Charts and diagrams as code:
-----

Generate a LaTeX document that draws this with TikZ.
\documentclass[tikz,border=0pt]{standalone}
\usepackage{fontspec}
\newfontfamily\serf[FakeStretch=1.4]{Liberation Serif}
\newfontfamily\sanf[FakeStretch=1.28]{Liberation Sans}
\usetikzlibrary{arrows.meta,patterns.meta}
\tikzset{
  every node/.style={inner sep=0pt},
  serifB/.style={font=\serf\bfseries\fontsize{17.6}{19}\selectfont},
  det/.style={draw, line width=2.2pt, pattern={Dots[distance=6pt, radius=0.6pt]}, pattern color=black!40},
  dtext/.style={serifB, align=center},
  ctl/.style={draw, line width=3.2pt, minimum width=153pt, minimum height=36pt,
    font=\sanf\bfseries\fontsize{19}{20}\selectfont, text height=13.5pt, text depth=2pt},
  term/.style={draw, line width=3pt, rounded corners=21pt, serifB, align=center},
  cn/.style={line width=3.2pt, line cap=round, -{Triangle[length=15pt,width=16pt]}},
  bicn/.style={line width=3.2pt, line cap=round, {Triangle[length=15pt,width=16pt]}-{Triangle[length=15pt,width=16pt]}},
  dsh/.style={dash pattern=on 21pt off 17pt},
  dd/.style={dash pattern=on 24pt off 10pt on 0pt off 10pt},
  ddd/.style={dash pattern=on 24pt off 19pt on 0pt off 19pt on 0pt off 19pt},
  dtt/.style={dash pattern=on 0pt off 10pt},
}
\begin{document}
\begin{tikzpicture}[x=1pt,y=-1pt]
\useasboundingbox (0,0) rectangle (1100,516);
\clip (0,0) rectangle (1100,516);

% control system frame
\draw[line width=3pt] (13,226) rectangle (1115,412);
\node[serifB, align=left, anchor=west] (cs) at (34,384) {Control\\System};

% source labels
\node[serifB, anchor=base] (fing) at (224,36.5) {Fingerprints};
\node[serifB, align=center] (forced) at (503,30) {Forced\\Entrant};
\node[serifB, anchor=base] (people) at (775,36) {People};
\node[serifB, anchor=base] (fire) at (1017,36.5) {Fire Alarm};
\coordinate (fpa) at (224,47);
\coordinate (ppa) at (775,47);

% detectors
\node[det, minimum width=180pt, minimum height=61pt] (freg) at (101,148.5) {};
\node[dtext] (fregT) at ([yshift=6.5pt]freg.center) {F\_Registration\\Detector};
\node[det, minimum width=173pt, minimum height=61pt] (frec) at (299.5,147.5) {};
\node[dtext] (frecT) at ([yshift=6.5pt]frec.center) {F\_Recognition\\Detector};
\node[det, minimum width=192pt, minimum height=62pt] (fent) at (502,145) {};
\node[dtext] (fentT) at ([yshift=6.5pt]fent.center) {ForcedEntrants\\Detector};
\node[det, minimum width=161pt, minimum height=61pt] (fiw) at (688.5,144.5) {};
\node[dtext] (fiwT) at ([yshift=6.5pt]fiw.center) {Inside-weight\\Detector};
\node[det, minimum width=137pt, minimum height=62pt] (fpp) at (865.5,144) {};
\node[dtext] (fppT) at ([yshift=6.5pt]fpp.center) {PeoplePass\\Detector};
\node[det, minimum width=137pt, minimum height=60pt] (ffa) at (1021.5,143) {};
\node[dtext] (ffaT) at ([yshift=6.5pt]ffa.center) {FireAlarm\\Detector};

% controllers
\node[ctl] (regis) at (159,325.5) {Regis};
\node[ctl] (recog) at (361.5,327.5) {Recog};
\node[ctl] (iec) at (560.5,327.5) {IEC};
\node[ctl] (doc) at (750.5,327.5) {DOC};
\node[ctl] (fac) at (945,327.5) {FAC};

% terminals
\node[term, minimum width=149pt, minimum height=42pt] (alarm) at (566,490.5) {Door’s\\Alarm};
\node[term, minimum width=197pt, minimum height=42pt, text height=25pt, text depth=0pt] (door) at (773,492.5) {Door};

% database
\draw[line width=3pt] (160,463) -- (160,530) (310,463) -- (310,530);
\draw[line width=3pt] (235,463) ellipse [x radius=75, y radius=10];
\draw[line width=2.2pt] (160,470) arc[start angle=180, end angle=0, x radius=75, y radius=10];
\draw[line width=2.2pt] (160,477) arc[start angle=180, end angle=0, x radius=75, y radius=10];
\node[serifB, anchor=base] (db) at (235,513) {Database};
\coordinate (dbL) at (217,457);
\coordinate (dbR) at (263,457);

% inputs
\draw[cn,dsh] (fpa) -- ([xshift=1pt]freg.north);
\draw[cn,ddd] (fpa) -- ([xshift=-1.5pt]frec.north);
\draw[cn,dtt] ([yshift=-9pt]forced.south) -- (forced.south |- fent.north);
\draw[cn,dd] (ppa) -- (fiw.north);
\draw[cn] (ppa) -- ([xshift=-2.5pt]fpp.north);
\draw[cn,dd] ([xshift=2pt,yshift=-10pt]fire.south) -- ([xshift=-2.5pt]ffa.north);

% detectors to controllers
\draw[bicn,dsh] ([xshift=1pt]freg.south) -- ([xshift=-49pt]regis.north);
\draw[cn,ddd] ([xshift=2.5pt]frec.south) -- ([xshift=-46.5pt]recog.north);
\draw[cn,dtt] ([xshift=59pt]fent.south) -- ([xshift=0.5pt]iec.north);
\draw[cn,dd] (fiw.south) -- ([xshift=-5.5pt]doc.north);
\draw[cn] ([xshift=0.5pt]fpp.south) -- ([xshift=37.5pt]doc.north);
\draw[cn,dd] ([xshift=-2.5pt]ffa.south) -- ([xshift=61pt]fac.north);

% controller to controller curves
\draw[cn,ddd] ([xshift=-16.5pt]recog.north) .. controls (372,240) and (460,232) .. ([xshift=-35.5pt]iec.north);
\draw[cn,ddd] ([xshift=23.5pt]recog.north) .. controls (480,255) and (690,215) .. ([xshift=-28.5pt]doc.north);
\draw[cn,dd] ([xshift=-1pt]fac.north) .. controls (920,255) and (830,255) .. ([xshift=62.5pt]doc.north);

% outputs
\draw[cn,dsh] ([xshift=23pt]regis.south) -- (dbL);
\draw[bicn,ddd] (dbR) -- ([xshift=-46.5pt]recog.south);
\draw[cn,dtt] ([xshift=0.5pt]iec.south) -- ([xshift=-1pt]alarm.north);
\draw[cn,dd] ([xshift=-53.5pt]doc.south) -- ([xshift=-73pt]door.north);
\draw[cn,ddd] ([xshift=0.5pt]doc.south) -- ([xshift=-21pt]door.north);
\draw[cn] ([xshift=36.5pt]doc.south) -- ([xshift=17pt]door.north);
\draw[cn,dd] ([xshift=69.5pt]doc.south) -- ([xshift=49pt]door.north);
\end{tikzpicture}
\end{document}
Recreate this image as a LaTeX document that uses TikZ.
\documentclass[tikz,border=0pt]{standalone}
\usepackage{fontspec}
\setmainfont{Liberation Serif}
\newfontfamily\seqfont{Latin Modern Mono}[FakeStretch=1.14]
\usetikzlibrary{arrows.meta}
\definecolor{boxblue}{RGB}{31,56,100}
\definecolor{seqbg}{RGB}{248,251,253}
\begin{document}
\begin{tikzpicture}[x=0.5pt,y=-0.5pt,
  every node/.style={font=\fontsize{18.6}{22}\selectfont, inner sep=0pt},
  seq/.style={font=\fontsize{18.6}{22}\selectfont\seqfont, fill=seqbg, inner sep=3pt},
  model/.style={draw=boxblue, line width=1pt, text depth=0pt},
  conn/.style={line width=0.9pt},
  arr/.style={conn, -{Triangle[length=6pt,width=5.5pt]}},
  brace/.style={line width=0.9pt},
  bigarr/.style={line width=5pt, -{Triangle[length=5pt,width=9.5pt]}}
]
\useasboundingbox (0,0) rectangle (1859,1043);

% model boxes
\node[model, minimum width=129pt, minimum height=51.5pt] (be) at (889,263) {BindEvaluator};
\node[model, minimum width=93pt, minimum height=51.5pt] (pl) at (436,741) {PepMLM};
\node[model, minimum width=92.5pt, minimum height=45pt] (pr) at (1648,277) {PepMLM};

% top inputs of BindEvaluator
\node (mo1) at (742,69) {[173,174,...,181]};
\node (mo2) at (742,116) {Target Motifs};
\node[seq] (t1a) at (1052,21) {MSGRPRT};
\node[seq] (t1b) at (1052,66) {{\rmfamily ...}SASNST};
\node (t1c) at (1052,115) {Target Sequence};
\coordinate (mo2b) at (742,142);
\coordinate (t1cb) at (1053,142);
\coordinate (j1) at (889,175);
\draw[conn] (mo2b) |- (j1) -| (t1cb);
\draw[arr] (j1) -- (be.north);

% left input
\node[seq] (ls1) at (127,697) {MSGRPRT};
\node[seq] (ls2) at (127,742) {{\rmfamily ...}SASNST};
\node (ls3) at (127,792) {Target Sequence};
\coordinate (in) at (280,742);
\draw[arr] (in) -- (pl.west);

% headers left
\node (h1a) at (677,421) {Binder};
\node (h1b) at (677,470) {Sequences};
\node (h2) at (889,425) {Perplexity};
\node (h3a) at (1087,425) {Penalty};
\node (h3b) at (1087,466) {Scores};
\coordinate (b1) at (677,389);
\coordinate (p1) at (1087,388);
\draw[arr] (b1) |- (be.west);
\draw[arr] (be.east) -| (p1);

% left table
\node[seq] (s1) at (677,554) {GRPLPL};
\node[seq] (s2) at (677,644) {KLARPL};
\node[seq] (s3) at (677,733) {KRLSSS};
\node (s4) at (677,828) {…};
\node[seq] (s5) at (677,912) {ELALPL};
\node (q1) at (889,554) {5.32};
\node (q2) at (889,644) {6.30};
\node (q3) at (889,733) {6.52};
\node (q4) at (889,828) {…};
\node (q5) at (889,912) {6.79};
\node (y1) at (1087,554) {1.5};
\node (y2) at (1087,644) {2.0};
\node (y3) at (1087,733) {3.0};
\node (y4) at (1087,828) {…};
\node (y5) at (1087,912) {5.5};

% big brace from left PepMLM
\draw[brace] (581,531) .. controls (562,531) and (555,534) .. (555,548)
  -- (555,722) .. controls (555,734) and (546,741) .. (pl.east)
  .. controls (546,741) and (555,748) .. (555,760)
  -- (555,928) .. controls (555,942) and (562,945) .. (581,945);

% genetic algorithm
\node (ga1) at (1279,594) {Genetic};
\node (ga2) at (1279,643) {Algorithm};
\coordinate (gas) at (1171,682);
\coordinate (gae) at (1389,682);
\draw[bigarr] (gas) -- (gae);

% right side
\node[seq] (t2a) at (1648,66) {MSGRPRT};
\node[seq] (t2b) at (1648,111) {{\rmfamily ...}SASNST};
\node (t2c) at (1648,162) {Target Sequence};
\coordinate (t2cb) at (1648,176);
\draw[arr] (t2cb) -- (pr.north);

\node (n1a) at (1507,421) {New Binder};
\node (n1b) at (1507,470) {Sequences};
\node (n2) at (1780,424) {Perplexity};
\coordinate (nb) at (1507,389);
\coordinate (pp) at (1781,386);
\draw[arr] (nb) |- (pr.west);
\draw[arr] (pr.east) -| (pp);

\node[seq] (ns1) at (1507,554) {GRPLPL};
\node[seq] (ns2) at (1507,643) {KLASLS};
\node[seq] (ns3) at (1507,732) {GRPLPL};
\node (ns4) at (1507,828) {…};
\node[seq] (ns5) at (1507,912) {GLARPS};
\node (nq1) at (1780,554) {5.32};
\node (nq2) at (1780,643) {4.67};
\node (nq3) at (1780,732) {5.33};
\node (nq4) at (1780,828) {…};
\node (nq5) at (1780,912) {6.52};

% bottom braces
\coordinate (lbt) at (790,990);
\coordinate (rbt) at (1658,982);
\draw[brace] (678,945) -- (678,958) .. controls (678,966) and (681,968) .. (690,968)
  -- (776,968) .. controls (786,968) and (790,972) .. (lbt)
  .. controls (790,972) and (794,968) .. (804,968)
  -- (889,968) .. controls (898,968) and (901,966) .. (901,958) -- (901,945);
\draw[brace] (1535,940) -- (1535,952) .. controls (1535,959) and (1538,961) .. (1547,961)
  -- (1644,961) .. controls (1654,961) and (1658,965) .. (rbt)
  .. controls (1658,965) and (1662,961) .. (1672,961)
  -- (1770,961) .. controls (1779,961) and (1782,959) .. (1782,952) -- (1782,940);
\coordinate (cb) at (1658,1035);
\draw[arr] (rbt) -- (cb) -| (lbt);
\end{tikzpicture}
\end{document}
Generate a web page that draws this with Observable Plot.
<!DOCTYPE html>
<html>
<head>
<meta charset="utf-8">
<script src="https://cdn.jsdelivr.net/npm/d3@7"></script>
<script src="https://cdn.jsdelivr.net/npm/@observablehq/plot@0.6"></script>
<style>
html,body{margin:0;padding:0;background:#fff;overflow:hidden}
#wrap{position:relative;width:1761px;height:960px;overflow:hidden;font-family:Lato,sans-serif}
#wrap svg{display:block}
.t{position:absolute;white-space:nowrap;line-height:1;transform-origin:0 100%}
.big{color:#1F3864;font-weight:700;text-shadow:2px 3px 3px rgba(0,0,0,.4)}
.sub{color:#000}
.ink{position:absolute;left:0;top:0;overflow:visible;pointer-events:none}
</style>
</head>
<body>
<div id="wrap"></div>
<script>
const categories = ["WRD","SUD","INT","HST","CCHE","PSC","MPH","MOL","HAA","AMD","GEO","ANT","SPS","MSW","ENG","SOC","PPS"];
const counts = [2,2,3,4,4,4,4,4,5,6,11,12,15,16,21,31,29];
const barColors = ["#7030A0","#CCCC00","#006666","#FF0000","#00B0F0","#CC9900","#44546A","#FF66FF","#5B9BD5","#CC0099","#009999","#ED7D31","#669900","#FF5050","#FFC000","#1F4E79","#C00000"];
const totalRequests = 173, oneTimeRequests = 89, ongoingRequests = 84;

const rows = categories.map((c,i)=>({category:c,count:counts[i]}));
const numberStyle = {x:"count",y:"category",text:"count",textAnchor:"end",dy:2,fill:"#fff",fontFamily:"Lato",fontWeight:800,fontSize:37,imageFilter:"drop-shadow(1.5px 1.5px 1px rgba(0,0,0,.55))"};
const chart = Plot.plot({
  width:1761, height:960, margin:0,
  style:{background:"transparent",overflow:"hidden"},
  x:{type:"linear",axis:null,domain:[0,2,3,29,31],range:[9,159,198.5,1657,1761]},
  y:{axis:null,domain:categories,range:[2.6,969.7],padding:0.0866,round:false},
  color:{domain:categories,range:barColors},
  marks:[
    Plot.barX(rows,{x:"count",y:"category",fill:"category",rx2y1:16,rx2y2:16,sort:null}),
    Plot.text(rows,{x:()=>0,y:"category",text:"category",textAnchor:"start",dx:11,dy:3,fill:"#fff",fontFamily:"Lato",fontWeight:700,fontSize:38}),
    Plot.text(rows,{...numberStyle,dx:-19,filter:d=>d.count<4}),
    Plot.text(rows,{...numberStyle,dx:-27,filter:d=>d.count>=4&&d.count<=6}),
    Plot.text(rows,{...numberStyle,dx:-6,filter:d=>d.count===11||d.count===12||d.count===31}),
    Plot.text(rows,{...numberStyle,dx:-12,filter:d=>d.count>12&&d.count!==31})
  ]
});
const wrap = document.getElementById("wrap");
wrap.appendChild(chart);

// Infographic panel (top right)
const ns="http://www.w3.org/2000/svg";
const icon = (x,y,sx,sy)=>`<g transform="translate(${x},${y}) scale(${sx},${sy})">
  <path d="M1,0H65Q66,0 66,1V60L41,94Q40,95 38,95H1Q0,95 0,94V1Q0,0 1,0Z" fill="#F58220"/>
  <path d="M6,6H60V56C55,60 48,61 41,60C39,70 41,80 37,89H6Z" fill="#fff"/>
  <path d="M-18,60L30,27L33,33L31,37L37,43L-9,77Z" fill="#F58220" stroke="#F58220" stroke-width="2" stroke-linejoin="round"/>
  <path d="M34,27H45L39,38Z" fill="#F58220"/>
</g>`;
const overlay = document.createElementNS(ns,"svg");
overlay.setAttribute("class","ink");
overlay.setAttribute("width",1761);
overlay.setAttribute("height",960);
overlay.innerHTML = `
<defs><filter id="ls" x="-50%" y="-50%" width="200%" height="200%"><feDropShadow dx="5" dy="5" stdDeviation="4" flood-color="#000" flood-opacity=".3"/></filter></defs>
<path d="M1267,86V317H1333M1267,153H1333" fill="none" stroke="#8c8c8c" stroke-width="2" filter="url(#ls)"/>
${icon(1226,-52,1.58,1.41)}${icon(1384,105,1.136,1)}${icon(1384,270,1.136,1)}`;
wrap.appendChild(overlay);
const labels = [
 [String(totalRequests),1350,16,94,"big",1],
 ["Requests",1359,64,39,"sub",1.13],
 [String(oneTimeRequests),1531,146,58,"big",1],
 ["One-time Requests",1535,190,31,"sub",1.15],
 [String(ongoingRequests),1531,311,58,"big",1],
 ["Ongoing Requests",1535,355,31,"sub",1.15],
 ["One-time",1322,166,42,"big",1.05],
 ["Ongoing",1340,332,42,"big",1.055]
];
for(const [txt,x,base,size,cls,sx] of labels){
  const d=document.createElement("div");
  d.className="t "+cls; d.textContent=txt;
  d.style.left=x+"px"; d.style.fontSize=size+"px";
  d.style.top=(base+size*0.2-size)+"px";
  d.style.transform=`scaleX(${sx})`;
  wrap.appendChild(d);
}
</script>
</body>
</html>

-----

- _YOUR TASK_
Show the lines of the records that include the string "LaTeX".

- _OUTPUT FOR THIS TASK_
Generate a LaTeX document that draws this with TikZ.
Recreate this image as a LaTeX document that uses TikZ.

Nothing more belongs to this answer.